-- Begin --
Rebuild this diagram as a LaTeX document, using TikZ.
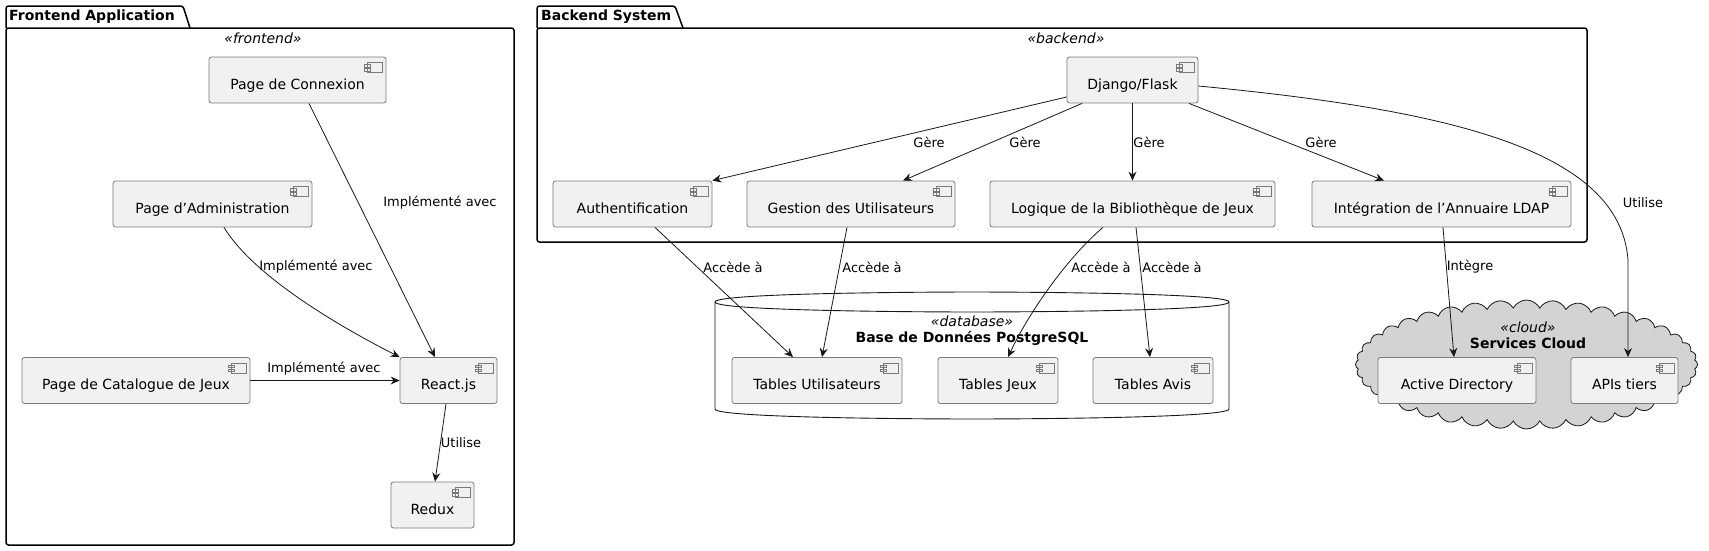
\documentclass[tikz,border=0pt]{standalone}
\usepackage{fontspec}
\setmainfont{DejaVu Sans}
\usepackage{tikz}
\usetikzlibrary{arrows.meta,shapes.symbols}

\definecolor{compfill}{HTML}{F1F1F1}
\definecolor{compline}{HTML}{7A7A7A}
\definecolor{edgeline}{HTML}{181818}
\definecolor{cloudfill}{HTML}{D3D3D3}

\begin{document}
\begin{tikzpicture}[x=1pt, y=-1pt,
    comp/.style={draw=compline, fill=compfill, line width=0.8pt, rounded corners=2.5pt,
      minimum height=46pt, inner sep=0pt, text height=20pt, text depth=2pt,
      font=\fontsize{14}{16}\selectfont},
    compicon/.style={draw=compline, line width=0.6pt, fill=compfill},
    link/.style={draw=edgeline, line width=0.8pt, -{Stealth[length=9pt, width=8pt, inset=3pt]}},
    lbl/.style={font=\fontsize{13}{15}\selectfont, inner sep=0pt},
    stereo/.style={font=\fontsize{14}{16}\selectfont\itshape, inner sep=0pt},
    boldname/.style={font=\fontsize{14}{16}\selectfont\bfseries, inner sep=0pt},
    pkgtitle/.style={boldname, anchor=west},
    pkgline/.style={draw=black, line width=1.5pt, rounded corners=2.5pt},
    dbline/.style={draw=edgeline, line width=0.9pt}]

    \useasboundingbox (0,0) rectangle (1709,550);

    % packages
    \draw [pkgline] (6,28) -- (6,6) -- (183,6) -- (190,28);
    \draw [pkgline] (6,28) rectangle (514,545);
    \node [pkgtitle] (feTitle) at (9,17) {Frontend Application};
    \node [stereo] (feStereo) at (263,38) {«frontend»};

    \draw [pkgline] (537,28) -- (537,6) -- (675,6) -- (683,28);
    \draw [pkgline] (537,28) rectangle (1587,242);
    \node [pkgtitle] (beTitle) at (541,17) {Backend System};
    \node [stereo] (beStereo) at (1066,38) {«backend»};

    % database
    \draw [dbline, fill=white]
      (715,302) .. controls (715,292) and (972,292) .. (972,292)
                .. controls (972,292) and (1229,292) .. (1229,302)
             -- (1229,409) .. controls (1229,419) and (972,419) .. (972,419)
                .. controls (972,419) and (715,419) .. (715,409) -- cycle;
    \draw [dbline]
      (715,302) .. controls (715,312) and (972,312) .. (972,312)
                .. controls (972,312) and (1229,312) .. (1229,302);
    \node [stereo] (dbStereo) at (972,321) {«database»};
    \node [boldname] (dbName) at (972,338) {Base de Données PostgreSQL};

    % cloud
    \node [cloud, cloud puffs=40, cloud puff arc=125, aspect=2.6,
           minimum width=342pt, minimum height=129pt, inner sep=0pt,
           draw=edgeline, line width=0.8pt, fill=cloudfill] (svcCloud) at (1526.5,364.5) {};
    \node [stereo] (cloudStereo) at (1528,327) {«cloud»};
    \node [boldname] (cloudName) at (1528,343) {Services Cloud};

    % components
    \node [comp, minimum width=177pt] (conn) at (297.5,80) {Page de Connexion};
    \node [comp, minimum width=199pt] (admin) at (212.5,204) {Page d’Administration};
    \node [comp, minimum width=228pt] (catalog) at (136,380.5) {Page de Catalogue de Jeux};
    \node [comp, minimum width=97pt] (react) at (448.5,380.5) {React.js};
    \node [comp, minimum width=83pt] (redux) at (432.5,505) {Redux};

    \node [comp, minimum width=131pt] (django) at (1132.5,80) {Django/Flask};
    \node [comp, minimum width=159pt] (auth) at (632.5,204) {Authentification};
    \node [comp, minimum width=208pt] (users) at (851,204) {Gestion des Utilisateurs};
    \node [comp, minimum width=285pt] (library) at (1132.5,204) {Logique de la Bibliothèque de Jeux};
    \node [comp, minimum width=259pt] (ldap) at (1441.5,204) {Intégration de l’Annuaire LDAP};

    \node [comp, minimum width=170pt] (tUsers) at (817,380.5) {Tables Utilisateurs};
    \node [comp, minimum width=120pt] (tGames) at (998,380.5) {Tables Jeux};
    \node [comp, minimum width=120pt] (tReviews) at (1153,380.5) {Tables Avis};

    \node [comp, minimum width=158pt] (ad) at (1457,380.5) {Active Directory};
    \node [comp, minimum width=107pt] (apis) at (1624.5,380.5) {APIs tiers};

    \foreach \n in {conn,admin,catalog,react,redux,django,auth,users,library,ldap,
                    tUsers,tGames,tReviews,ad,apis}
      \draw [compicon, shift={(\n.north east)}]
        (-19,6) rectangle (-4,16)
        (-22,8) rectangle (-16,10.5)
        (-22,12) rectangle (-16,14.5);

    % frontend links
    \draw [link] ([xshift=11.5pt]conn.south) -- ([xshift=-13.5pt]react.north);
    \draw [link] ([xshift=11.5pt]admin.south) .. controls (245,262) and (300,306) .. (react.north west);
    \draw [link] (catalog.east) -- (react.west);
    \draw [link] ([xshift=-2.5pt]react.south) -- ([xshift=2.5pt]redux.north);
    \node [lbl] (implConn) at (440,203) {Implémenté avec};
    \node [lbl] (implAdmin) at (316,267) {Implémenté avec};
    \node [lbl] (implCat) at (324,369) {Implémenté avec};
    \node [lbl] (usesRedux) at (461,443) {Utilise};

    % backend links
    \draw [link] ([yshift=-17pt]django.west) -- (auth.north east);
    \draw [link] ([xshift=-50.5pt]django.south) -- ([xshift=52pt]users.north);
    \draw [link] (django.south) -- (library.north);
    \draw [link] ([xshift=56.5pt]django.south) -- ([xshift=-57.5pt]ldap.north);
    \draw [link] ([yshift=-6pt]django.east) .. controls (1450,110) and (1620,150) .. (1628,260)
                 -- ([xshift=3.5pt]apis.north);
    \node [lbl] (manageAuth) at (929,142) {Gère};
    \node [lbl] (manageUsers) at (1025,142) {Gère};
    \node [lbl] (manageLib) at (1149,142) {Gère};
    \node [lbl] (manageLdap) at (1321,142) {Gère};
    \node [lbl] (usesApis) at (1643,203) {Utilise};

    % data and directory links
    \draw [link] ([xshift=22.5pt]auth.south) -- ([xshift=-24pt]tUsers.north);
    \draw [link] ([xshift=-4pt]users.south) -- ([xshift=5pt]tUsers.north);
    \draw [link] ([xshift=-29.5pt]library.south) .. controls (1070,255) and (1030,310) .. ([xshift=10pt]tGames.north);
    \draw [link] ([xshift=3.5pt]library.south) -- ([xshift=-3pt]tReviews.north);
    \draw [link] ([xshift=1.5pt]ldap.south) -- ([xshift=-3pt]ad.north);
    \node [lbl] (accessAuth) at (733,267) {Accède à};
    \node [lbl] (accessUsers) at (872,267) {Accède à};
    \node [lbl] (accessGames) at (1101,267) {Accède à};
    \node [lbl] (accessReviews) at (1172,267) {Accède à};
    \node [lbl] (integrates) at (1470,267) {Intègre};
\end{tikzpicture}
\end{document}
-- End --
- [Your task] Omit the pictures and reproduce the listing exactly.

- [Exercise solution]
Rebuild this diagram as a LaTeX document, using TikZ.
\documentclass[tikz,border=0pt]{standalone}
\usepackage{fontspec}
\setmainfont{DejaVu Sans}
\usepackage{tikz}
\usetikzlibrary{arrows.meta,shapes.symbols}

\definecolor{compfill}{HTML}{F1F1F1}
\definecolor{compline}{HTML}{7A7A7A}
\definecolor{edgeline}{HTML}{181818}
\definecolor{cloudfill}{HTML}{D3D3D3}

\begin{document}
\begin{tikzpicture}[x=1pt, y=-1pt,
    comp/.style={draw=compline, fill=compfill, line width=0.8pt, rounded corners=2.5pt,
      minimum height=46pt, inner sep=0pt, text height=20pt, text depth=2pt,
      font=\fontsize{14}{16}\selectfont},
    compicon/.style={draw=compline, line width=0.6pt, fill=compfill},
    link/.style={draw=edgeline, line width=0.8pt, -{Stealth[length=9pt, width=8pt, inset=3pt]}},
    lbl/.style={font=\fontsize{13}{15}\selectfont, inner sep=0pt},
    stereo/.style={font=\fontsize{14}{16}\selectfont\itshape, inner sep=0pt},
    boldname/.style={font=\fontsize{14}{16}\selectfont\bfseries, inner sep=0pt},
    pkgtitle/.style={boldname, anchor=west},
    pkgline/.style={draw=black, line width=1.5pt, rounded corners=2.5pt},
    dbline/.style={draw=edgeline, line width=0.9pt}]

    \useasboundingbox (0,0) rectangle (1709,550);

    % packages
    \draw [pkgline] (6,28) -- (6,6) -- (183,6) -- (190,28);
    \draw [pkgline] (6,28) rectangle (514,545);
    \node [pkgtitle] (feTitle) at (9,17) {Frontend Application};
    \node [stereo] (feStereo) at (263,38) {«frontend»};

    \draw [pkgline] (537,28) -- (537,6) -- (675,6) -- (683,28);
    \draw [pkgline] (537,28) rectangle (1587,242);
    \node [pkgtitle] (beTitle) at (541,17) {Backend System};
    \node [stereo] (beStereo) at (1066,38) {«backend»};

    % database
    \draw [dbline, fill=white]
      (715,302) .. controls (715,292) and (972,292) .. (972,292)
                .. controls (972,292) and (1229,292) .. (1229,302)
             -- (1229,409) .. controls (1229,419) and (972,419) .. (972,419)
                .. controls (972,419) and (715,419) .. (715,409) -- cycle;
    \draw [dbline]
      (715,302) .. controls (715,312) and (972,312) .. (972,312)
                .. controls (972,312) and (1229,312) .. (1229,302);
    \node [stereo] (dbStereo) at (972,321) {«database»};
    \node [boldname] (dbName) at (972,338) {Base de Données PostgreSQL};

    % cloud
    \node [cloud, cloud puffs=40, cloud puff arc=125, aspect=2.6,
           minimum width=342pt, minimum height=129pt, inner sep=0pt,
           draw=edgeline, line width=0.8pt, fill=cloudfill] (svcCloud) at (1526.5,364.5) {};
    \node [stereo] (cloudStereo) at (1528,327) {«cloud»};
    \node [boldname] (cloudName) at (1528,343) {Services Cloud};

    % components
    \node [comp, minimum width=177pt] (conn) at (297.5,80) {Page de Connexion};
    \node [comp, minimum width=199pt] (admin) at (212.5,204) {Page d’Administration};
    \node [comp, minimum width=228pt] (catalog) at (136,380.5) {Page de Catalogue de Jeux};
    \node [comp, minimum width=97pt] (react) at (448.5,380.5) {React.js};
    \node [comp, minimum width=83pt] (redux) at (432.5,505) {Redux};

    \node [comp, minimum width=131pt] (django) at (1132.5,80) {Django/Flask};
    \node [comp, minimum width=159pt] (auth) at (632.5,204) {Authentification};
    \node [comp, minimum width=208pt] (users) at (851,204) {Gestion des Utilisateurs};
    \node [comp, minimum width=285pt] (library) at (1132.5,204) {Logique de la Bibliothèque de Jeux};
    \node [comp, minimum width=259pt] (ldap) at (1441.5,204) {Intégration de l’Annuaire LDAP};

    \node [comp, minimum width=170pt] (tUsers) at (817,380.5) {Tables Utilisateurs};
    \node [comp, minimum width=120pt] (tGames) at (998,380.5) {Tables Jeux};
    \node [comp, minimum width=120pt] (tReviews) at (1153,380.5) {Tables Avis};

    \node [comp, minimum width=158pt] (ad) at (1457,380.5) {Active Directory};
    \node [comp, minimum width=107pt] (apis) at (1624.5,380.5) {APIs tiers};

    \foreach \n in {conn,admin,catalog,react,redux,django,auth,users,library,ldap,
                    tUsers,tGames,tReviews,ad,apis}
      \draw [compicon, shift={(\n.north east)}]
        (-19,6) rectangle (-4,16)
        (-22,8) rectangle (-16,10.5)
        (-22,12) rectangle (-16,14.5);

    % frontend links
    \draw [link] ([xshift=11.5pt]conn.south) -- ([xshift=-13.5pt]react.north);
    \draw [link] ([xshift=11.5pt]admin.south) .. controls (245,262) and (300,306) .. (react.north west);
    \draw [link] (catalog.east) -- (react.west);
    \draw [link] ([xshift=-2.5pt]react.south) -- ([xshift=2.5pt]redux.north);
    \node [lbl] (implConn) at (440,203) {Implémenté avec};
    \node [lbl] (implAdmin) at (316,267) {Implémenté avec};
    \node [lbl] (implCat) at (324,369) {Implémenté avec};
    \node [lbl] (usesRedux) at (461,443) {Utilise};

    % backend links
    \draw [link] ([yshift=-17pt]django.west) -- (auth.north east);
    \draw [link] ([xshift=-50.5pt]django.south) -- ([xshift=52pt]users.north);
    \draw [link] (django.south) -- (library.north);
    \draw [link] ([xshift=56.5pt]django.south) -- ([xshift=-57.5pt]ldap.north);
    \draw [link] ([yshift=-6pt]django.east) .. controls (1450,110) and (1620,150) .. (1628,260)
                 -- ([xshift=3.5pt]apis.north);
    \node [lbl] (manageAuth) at (929,142) {Gère};
    \node [lbl] (manageUsers) at (1025,142) {Gère};
    \node [lbl] (manageLib) at (1149,142) {Gère};
    \node [lbl] (manageLdap) at (1321,142) {Gère};
    \node [lbl] (usesApis) at (1643,203) {Utilise};

    % data and directory links
    \draw [link] ([xshift=22.5pt]auth.south) -- ([xshift=-24pt]tUsers.north);
    \draw [link] ([xshift=-4pt]users.south) -- ([xshift=5pt]tUsers.north);
    \draw [link] ([xshift=-29.5pt]library.south) .. controls (1070,255) and (1030,310) .. ([xshift=10pt]tGames.north);
    \draw [link] ([xshift=3.5pt]library.south) -- ([xshift=-3pt]tReviews.north);
    \draw [link] ([xshift=1.5pt]ldap.south) -- ([xshift=-3pt]ad.north);
    \node [lbl] (accessAuth) at (733,267) {Accède à};
    \node [lbl] (accessUsers) at (872,267) {Accède à};
    \node [lbl] (accessGames) at (1101,267) {Accède à};
    \node [lbl] (accessReviews) at (1172,267) {Accède à};
    \node [lbl] (integrates) at (1470,267) {Intègre};
\end{tikzpicture}
\end{document}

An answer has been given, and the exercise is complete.